Task goal:
Below are the records; reproduce all of them exactly but without any images.

Stored data:
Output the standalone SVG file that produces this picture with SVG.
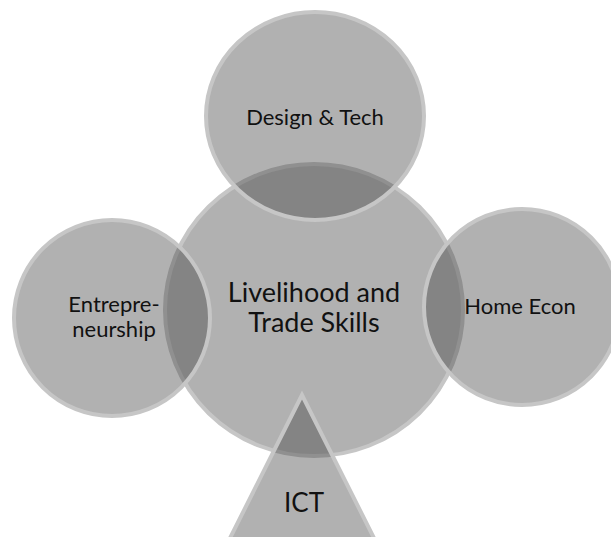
<svg xmlns="http://www.w3.org/2000/svg" width="611" height="537" viewBox="0 0 611 537">
<style>
.shape{fill:#464646;fill-opacity:0.42;stroke:#c6c6c6;stroke-width:4}
.lbl{font-family:Lato,"Liberation Sans",sans-serif;fill:#111111;text-anchor:middle}
.sm{font-size:22px}
.lg{font-size:27px}
</style>
<rect width="611" height="537" fill="#ffffff"/>
<g id="center">
<ellipse class="shape" cx="314" cy="310" rx="149" ry="146"/>
<text class="lbl lg" x="314" y="302">Livelihood and</text>
<text class="lbl lg" x="314" y="332">Trade Skills</text>
</g>
<g id="design-tech">
<ellipse class="shape" cx="315" cy="116" rx="109" ry="104"/>
<text class="lbl sm" x="315" y="125">Design &amp; Tech</text>
</g>
<g id="entrepreneurship">
<circle class="shape" cx="112" cy="318" r="98"/>
<text class="lbl sm" x="114" y="312">Entrepre-</text>
<text class="lbl sm" x="114" y="337">neurship</text>
</g>
<g id="home-econ">
<circle class="shape" cx="522" cy="307" r="98"/>
<text class="lbl sm" x="520" y="314">Home Econ</text>
</g>
<g id="ict">
<polygon class="shape" points="302,395 219,560 385,560"/>
<text class="lbl" style="font-size:26px" x="304" y="512">ICT</text>
</g>
<g id="connectors"></g>
</svg>
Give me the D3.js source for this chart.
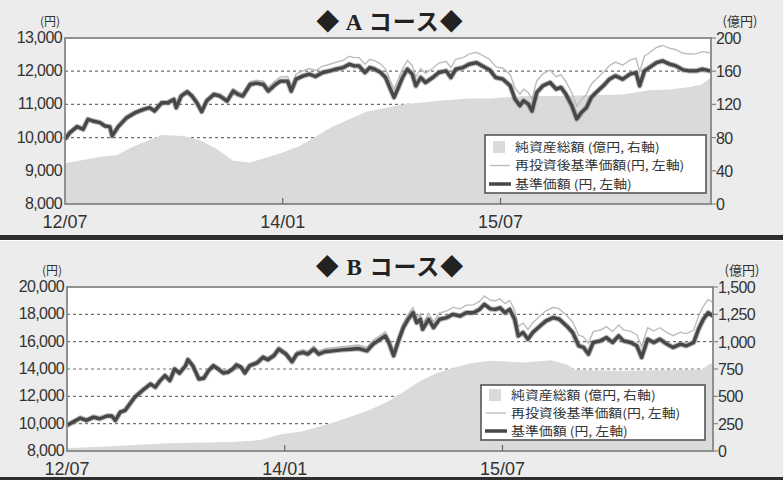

Result of the exercise:
Output the standalone SVG file that produces this picture with SVG.
<svg xmlns="http://www.w3.org/2000/svg" width="611" height="537" viewBox="0 0 611 537">
<style>
.shape{fill:#464646;fill-opacity:0.42;stroke:#c6c6c6;stroke-width:4}
.lbl{font-family:Lato,"Liberation Sans",sans-serif;fill:#111111;text-anchor:middle}
.sm{font-size:22px}
.lg{font-size:27px}
</style>
<rect width="611" height="537" fill="#ffffff"/>
<g id="center">
<ellipse class="shape" cx="314" cy="310" rx="149" ry="146"/>
<text class="lbl lg" x="314" y="302">Livelihood and</text>
<text class="lbl lg" x="314" y="332">Trade Skills</text>
</g>
<g id="design-tech">
<ellipse class="shape" cx="315" cy="116" rx="109" ry="104"/>
<text class="lbl sm" x="315" y="125">Design &amp; Tech</text>
</g>
<g id="entrepreneurship">
<circle class="shape" cx="112" cy="318" r="98"/>
<text class="lbl sm" x="114" y="312">Entrepre-</text>
<text class="lbl sm" x="114" y="337">neurship</text>
</g>
<g id="home-econ">
<circle class="shape" cx="522" cy="307" r="98"/>
<text class="lbl sm" x="520" y="314">Home Econ</text>
</g>
<g id="ict">
<polygon class="shape" points="302,395 219,560 385,560"/>
<text class="lbl" style="font-size:26px" x="304" y="512">ICT</text>
</g>
<g id="connectors"></g>
</svg>
Give me the D3.js source for this chart.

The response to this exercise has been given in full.